During her deep dive, she discovered a Facebook group called the Turtle Race Task Force. Essentially, the members would go to the turtle races and try to talk people out of it. The response to these conversations went as you might expect.

“A lot of people were mad that they would even be there. It’s been interesting to observe this group trying to do right by the turtles, while also seeing them as conduits for how to interact with people who believe differently than you, especially in our current political climate,” she says.

Hair Eagle began having people send her soil from turtle derby sites or locations where turtles were found, incorporating it directly into her work. She created turtle-shaped molds, and each piece is cast in wax mixed with the soil, establishing a tangible connection between the sculpture and the turtles’ original or relocated habitats.

“Initially I was very particular. I knew which turtle was which dirt,” she says.

“But now over time I've lost that information, and I don't hate that for the piece. That's what it’s kind of about, losing your sense of home.”

Creative Leeway

Reflecting on her time as a student at the Kansas City Art Institute, she says the extent of creative freedom was unexpected and she fully tested that leeway. She recalls one project that took over the entryway to KCAI’s East Building and Printmaking department.

“I was thinking about stagnation and like stagnant water. So I made all these giant mosquito larvae out of sugar. I loved the idea of forcing people to interact with my work because they literally need to walk through the hallway. And I wanted people to just crush them,” she says.

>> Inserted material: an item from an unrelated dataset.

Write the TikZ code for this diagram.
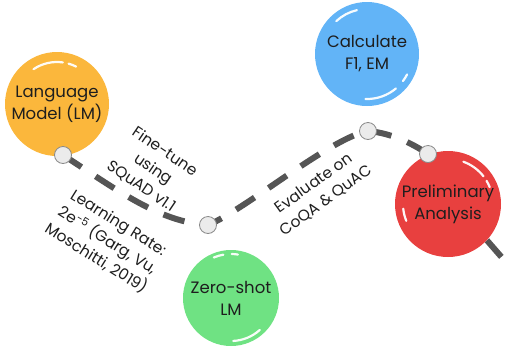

She says these continuing artistic exercises have shown her that it’s okay to work outside of the bounds of how you think you're being defined or how other people are talking about your work.

“If I had to congeal the one thing I took away from my time at Kansas City Art Institute, it's that things that seem like rules are probably not actually rules. You just made them up in your head and they're probably holding you back,” she says.

"Things that seem like rules are probably not actually rules. You just made them up in your head and they're probably holding you back."

Katherine Hair Eagle (’07 Printmaking)

Instead, she recommends a different kind of mindset, one that embraces chance and coincidence. She points to the coyote as an animal that reflects this existence, intersecting with humanity.

“I’ve had multiple encounters where you’re walking down a path, and all of a sudden one appears in front of you. You pause and have this moment of eye contact with the coyote before it moves on. I feel like those kinds of encounters are always powerful and meaningful, even though they’re just random happenings,” Hair Eagle says.

She is also drawn to coyotes because they are wild animals that can coexist with humans, even those who dislike them, such as farmers, small dog owners, and people who post on NextDoor. That’s the reality for these fringe animals, living on the edges of human settlements and benefiting from many of the same resources we do.

Her piece We All Live Downstream (2022) pays tribute to the keystone species with fountains flowing from the eyes of coyote sculptures, each crying into the next’s pool. It forms a closed system of tears, illustrating that if one coyote is removed from the ecosystem, another will take its place. But if they are all removed, the resulting deficit disrupts the ecosystem and triggers further problems.

“It’s also less directly about coyotes,” she says. “I do like them as a… Well, ‘icon’ is the wrong word, but they’re another trope or motif that I like to use in my work.”